Extract all lines that hold "with" from the records below.

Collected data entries
○ ○ ○ ○ ○

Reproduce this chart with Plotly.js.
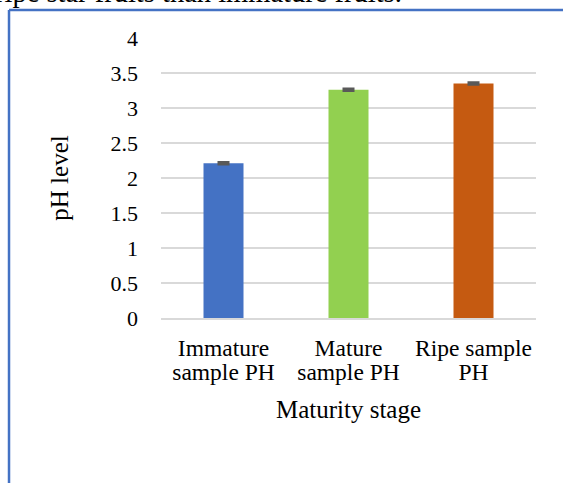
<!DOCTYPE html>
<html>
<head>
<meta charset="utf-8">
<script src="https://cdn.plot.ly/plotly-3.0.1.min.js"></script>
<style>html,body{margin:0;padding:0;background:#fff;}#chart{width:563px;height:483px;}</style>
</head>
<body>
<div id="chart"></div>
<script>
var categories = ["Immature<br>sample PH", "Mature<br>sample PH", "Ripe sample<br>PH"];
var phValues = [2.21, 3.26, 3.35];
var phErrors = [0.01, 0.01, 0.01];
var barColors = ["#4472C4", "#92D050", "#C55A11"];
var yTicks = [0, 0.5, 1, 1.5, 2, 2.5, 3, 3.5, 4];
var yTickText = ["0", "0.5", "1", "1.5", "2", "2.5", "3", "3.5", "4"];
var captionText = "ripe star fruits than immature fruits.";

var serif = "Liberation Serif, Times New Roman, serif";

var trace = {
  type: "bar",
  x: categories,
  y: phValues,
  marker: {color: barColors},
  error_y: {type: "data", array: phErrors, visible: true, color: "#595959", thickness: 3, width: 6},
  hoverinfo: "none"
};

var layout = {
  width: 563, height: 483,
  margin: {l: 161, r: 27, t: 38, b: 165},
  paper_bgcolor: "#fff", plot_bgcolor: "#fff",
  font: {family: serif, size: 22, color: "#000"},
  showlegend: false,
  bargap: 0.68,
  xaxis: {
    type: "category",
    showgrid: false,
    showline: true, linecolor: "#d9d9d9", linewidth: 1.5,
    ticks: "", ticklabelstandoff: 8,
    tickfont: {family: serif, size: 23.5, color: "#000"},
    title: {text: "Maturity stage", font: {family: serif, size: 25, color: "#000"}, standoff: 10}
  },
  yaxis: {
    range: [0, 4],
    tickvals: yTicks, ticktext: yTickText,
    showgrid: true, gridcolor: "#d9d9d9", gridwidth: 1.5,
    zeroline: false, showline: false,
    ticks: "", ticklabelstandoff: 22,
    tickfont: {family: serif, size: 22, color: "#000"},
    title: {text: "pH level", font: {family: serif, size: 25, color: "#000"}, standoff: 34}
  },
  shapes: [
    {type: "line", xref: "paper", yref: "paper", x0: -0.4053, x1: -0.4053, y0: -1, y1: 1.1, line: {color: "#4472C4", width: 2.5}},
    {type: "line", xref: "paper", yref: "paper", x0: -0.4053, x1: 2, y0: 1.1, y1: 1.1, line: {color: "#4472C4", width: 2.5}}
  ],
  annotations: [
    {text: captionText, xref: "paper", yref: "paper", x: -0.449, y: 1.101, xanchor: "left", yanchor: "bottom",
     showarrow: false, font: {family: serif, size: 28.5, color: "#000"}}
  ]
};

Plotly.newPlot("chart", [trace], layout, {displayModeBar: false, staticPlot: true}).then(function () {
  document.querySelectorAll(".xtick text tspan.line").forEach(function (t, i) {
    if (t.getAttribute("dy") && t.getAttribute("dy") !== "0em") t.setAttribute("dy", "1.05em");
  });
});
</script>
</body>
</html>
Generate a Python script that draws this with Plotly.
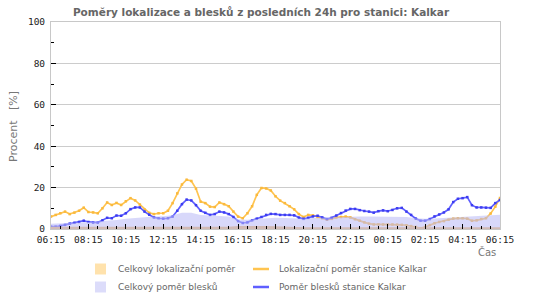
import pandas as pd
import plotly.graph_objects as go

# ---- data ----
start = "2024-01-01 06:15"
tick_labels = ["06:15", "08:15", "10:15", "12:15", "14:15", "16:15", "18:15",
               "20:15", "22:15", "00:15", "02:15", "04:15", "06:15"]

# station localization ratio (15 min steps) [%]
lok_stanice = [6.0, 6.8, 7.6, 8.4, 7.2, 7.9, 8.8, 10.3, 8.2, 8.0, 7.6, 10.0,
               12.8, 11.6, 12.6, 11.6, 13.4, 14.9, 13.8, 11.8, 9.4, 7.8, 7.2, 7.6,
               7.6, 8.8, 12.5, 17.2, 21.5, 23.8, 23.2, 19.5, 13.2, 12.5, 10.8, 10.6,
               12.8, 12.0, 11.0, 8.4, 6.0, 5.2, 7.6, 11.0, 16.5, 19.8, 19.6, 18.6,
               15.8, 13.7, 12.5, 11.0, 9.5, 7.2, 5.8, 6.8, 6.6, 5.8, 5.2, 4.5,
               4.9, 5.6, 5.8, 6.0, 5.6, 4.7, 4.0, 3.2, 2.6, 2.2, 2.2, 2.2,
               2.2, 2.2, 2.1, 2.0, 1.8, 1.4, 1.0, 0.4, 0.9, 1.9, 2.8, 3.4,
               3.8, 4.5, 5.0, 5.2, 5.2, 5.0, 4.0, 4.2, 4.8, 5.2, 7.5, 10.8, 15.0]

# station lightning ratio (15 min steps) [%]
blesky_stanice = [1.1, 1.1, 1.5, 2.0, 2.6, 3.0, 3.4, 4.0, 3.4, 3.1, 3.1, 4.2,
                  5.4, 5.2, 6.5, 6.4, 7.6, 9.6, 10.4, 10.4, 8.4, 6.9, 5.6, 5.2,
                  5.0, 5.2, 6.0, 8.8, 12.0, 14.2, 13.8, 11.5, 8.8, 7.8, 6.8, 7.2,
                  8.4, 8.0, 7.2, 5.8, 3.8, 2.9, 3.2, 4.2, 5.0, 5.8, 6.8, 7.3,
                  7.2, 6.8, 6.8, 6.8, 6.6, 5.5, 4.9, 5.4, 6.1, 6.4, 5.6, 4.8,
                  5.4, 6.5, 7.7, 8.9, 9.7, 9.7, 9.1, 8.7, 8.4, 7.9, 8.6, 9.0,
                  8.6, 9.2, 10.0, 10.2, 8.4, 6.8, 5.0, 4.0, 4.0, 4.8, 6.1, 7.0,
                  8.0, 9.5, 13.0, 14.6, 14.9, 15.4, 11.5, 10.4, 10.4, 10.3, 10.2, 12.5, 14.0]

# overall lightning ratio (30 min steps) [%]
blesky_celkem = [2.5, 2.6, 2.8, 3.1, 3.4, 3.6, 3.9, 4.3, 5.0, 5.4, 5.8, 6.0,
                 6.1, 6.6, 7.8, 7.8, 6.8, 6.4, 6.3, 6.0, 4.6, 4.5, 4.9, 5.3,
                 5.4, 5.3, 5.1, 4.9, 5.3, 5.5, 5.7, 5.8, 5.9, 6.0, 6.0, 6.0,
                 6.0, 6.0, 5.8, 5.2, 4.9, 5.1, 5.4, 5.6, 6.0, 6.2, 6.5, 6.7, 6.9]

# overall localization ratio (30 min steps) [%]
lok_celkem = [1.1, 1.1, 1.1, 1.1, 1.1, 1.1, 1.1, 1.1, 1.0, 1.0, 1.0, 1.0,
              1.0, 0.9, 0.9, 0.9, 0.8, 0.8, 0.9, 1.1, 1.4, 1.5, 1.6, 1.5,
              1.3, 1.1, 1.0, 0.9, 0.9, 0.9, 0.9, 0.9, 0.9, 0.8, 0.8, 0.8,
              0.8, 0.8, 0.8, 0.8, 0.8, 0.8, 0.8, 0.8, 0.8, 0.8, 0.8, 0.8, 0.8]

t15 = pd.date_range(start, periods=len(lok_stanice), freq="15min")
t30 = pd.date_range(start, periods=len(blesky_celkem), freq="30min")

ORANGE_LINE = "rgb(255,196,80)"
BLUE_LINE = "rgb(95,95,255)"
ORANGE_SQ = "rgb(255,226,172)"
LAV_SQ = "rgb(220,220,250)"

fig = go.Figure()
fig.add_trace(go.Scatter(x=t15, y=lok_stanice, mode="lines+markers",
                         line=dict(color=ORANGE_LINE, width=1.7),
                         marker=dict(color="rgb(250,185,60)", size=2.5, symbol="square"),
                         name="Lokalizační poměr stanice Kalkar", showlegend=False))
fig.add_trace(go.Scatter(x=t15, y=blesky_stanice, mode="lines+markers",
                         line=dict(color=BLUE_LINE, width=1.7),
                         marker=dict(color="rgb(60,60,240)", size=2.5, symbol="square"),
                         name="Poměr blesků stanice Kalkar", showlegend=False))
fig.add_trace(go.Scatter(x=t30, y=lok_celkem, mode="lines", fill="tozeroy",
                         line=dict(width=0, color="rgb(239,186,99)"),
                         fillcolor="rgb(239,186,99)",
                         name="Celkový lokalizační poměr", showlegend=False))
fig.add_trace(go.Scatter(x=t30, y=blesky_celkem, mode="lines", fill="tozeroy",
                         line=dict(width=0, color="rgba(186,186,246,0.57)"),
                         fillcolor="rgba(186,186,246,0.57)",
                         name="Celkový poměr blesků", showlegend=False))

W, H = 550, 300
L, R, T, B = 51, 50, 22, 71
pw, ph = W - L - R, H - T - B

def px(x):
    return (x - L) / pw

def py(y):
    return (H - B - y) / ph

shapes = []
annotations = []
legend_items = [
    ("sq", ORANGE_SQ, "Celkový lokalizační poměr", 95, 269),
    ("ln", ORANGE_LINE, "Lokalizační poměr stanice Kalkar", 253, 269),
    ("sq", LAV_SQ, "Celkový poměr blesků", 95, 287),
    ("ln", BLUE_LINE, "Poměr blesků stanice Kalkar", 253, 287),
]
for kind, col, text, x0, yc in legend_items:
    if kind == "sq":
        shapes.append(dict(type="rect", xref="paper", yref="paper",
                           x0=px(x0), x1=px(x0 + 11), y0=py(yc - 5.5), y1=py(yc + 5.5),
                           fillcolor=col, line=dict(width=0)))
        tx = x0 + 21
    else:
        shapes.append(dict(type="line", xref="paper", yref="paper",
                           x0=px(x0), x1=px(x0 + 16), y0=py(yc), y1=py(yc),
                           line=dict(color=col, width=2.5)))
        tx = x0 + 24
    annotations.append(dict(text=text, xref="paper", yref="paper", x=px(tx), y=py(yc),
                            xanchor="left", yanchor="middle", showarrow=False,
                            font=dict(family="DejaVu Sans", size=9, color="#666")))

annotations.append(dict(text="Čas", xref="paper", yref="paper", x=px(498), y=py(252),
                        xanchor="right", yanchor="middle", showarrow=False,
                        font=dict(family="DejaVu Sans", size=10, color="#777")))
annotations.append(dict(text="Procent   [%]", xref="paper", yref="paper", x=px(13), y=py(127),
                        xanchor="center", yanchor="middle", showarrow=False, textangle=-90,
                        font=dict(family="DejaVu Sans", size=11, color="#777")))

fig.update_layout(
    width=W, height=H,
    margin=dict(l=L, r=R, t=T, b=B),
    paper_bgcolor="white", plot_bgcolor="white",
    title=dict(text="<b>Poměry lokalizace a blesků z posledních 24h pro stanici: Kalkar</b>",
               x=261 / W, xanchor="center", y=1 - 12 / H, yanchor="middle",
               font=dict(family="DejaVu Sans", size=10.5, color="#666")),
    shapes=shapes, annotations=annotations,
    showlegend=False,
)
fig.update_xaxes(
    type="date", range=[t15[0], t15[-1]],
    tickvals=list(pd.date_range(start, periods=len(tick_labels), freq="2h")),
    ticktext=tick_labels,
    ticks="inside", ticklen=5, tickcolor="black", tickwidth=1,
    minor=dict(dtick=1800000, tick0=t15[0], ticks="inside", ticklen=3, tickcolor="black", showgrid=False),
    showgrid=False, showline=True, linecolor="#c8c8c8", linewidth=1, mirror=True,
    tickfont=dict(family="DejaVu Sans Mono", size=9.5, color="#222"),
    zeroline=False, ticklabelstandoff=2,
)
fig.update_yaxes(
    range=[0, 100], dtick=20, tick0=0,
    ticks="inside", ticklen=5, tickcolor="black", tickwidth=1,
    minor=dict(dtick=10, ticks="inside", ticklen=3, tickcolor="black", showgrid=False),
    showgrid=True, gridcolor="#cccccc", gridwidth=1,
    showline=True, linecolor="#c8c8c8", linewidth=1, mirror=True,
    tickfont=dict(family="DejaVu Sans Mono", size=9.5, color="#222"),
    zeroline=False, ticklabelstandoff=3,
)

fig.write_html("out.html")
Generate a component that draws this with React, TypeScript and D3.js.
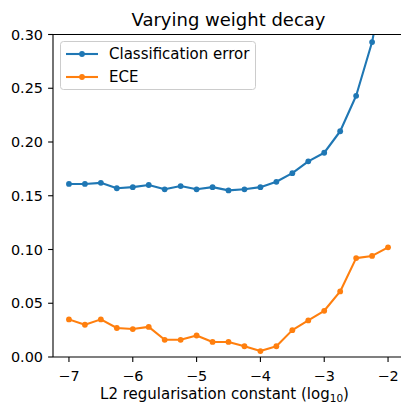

○ ○ ○ ○ ○

(Finished answer):
Reproduce this chart with Plotly.js.
Generate a Python script that draws this with Plotly.
Generate a component that draws this with React, TypeScript and D3.js.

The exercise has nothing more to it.